→ **Material provided**
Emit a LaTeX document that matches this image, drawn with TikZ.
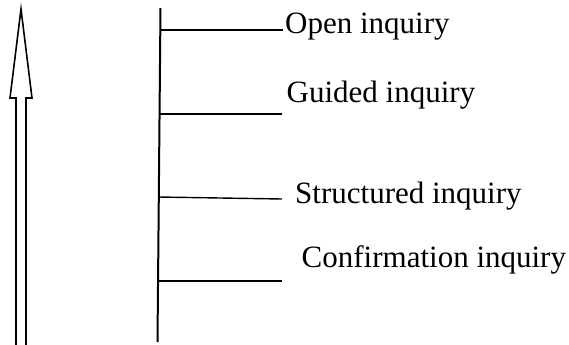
\documentclass[tikz,border=0pt]{standalone}
\usepackage{fontspec}
\setmainfont{Liberation Serif}
\usepackage{tikz}

\begin{document}
\begin{tikzpicture}[x=0.5pt, y=-0.5pt, line width=0.7pt]
        \useasboundingbox (0, 0) rectangle (569, 344);

        % hollow arrow
        \draw[line width=0.8pt, line join=miter] (16, 346) -- (16, 98) -- (10, 98) -- (21, 9) -- (32, 98) -- (26, 98) -- (26, 346);

        % vertical axis
        \coordinate (top) at (160.5, 8);
        \coordinate (bot) at (157.5, 342);
        \draw[line width=1pt] (top) -- (bot);

        % levels
        \coordinate (t1) at (160.2, 30);   \coordinate (e1) at (283, 30);
        \coordinate (t2) at (159.5, 114);  \coordinate (e2) at (282, 114);
        \coordinate (t3) at (158.8, 197);  \coordinate (e3) at (282, 199);
        \coordinate (t4) at (158.2, 281);  \coordinate (e4) at (282, 281);
        \draw (t1) -- (e1);
        \draw (t2) -- (e2);
        \draw (t3) -- (e3);
        \draw (t4) -- (e4);

        \node[anchor=base west, inner sep=0pt, font=\fontsize{15.5}{18}\selectfont] (open) at (284.5, 33) {Open inquiry};
        \node[anchor=base west, inner sep=0pt, font=\fontsize{15.5}{18}\selectfont] (guided) at (286, 102) {Guided inquiry};
        \node[anchor=base west, inner sep=0pt, font=\fontsize{15.5}{18}\selectfont] (struct) at (294.5, 203) {Structured inquiry};
        \node[anchor=base west, inner sep=0pt, font=\fontsize{15.5}{18}\selectfont] (confirm) at (301, 267) {Confirmation inquiry};
    \end{tikzpicture}
\end{document}
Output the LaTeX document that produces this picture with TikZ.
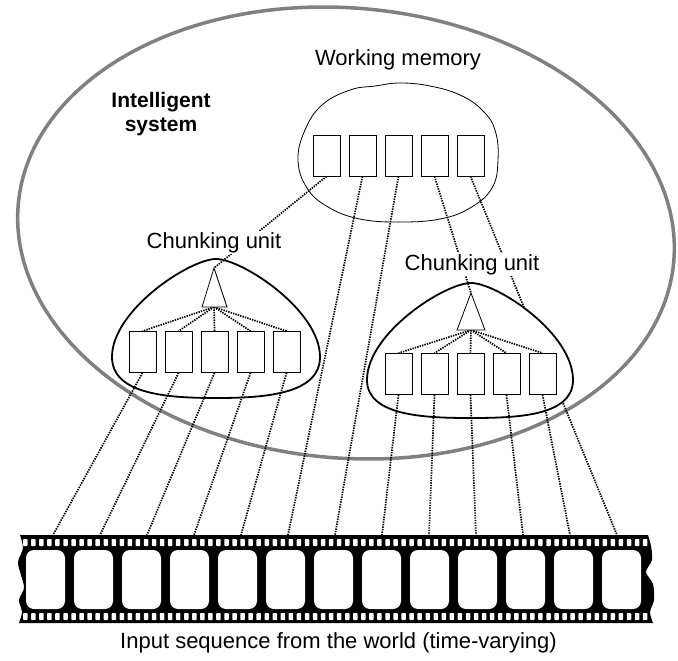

→ **Problem requirements**
Above are lines of data; state how many of them contain the word "that", with no other output.

→ **Answer for the task**
2